Employees might believe that actual changes won’t be made. So it is important to lead by example and utilize what these programs teach. There should be visible and committed role models on the leadership team.
Get your employees who are closely affected by Diversity and Inclusion involved with the design and assessment of the programs to ensure they will work and take hold. Remember, you want ideas and collaboration from employees who represent different cultures, religions, ages, educational backgrounds, etc. The programs must be custom tailored to each company, using its specific culture and goals to determine the best course of action.
According to DeEtta Jones, a diversity and inclusion strategy consultant “when developing an inclusion plan, organizations should keep two goals in mind. Any inclusion plan should be attainable and measurable. A lofty plan with goals that can never be achieved ruins employee morale and reinforces the idea that management is not willing to make meaningful changes. Without measurable goals, leaders and organizations cannot be held accountable for implementing the plan. Without accountability, any plan will be ineffective. Good inclusion plans are measurable and achievable. “
Your organization should be an inclusive environment where all employees feel comfortable and open enough to discuss and make real changes. In order to achieve this environment, we all must be aware of biases.
Kristen Pressner said in a Forbes article, “We all have biases, and it’s important to acknowledge them so behavioral tendencies can be headed off at the pass. Make a safe place for everyone to look in their full-length mirror and recognize their own biases so they can work on eliminating them. This can be as holistic as hosting training and workshops, and as personal as articulating and owning them one on one. Articulate how shifting the behavior will lead to better results. Recognizing one’s own biases is a great level set; everyone has them and can support each other in breaking them.”
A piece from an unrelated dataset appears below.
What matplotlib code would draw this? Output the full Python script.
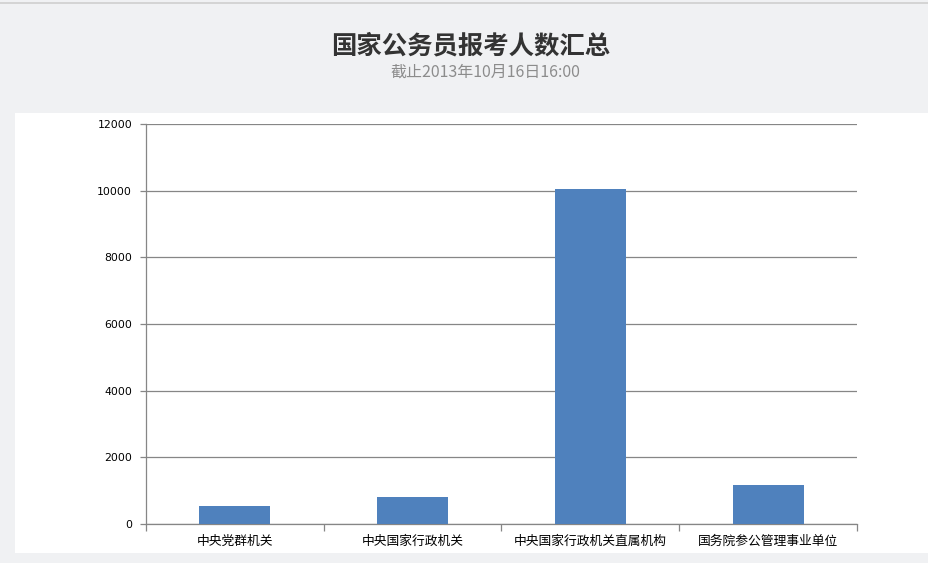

In a different Forbes article, Cat Graham recommends “acknowledging and recognizing great ideas, wherever they come from. Celebrate and communicate with your employees how diversity and inclusion have impacted creativity, engagement and results. Make room for different religious celebrations, and encourage staff to share their cultural heritage with others. Actively create groups that support and connect employees through their shared backgrounds.”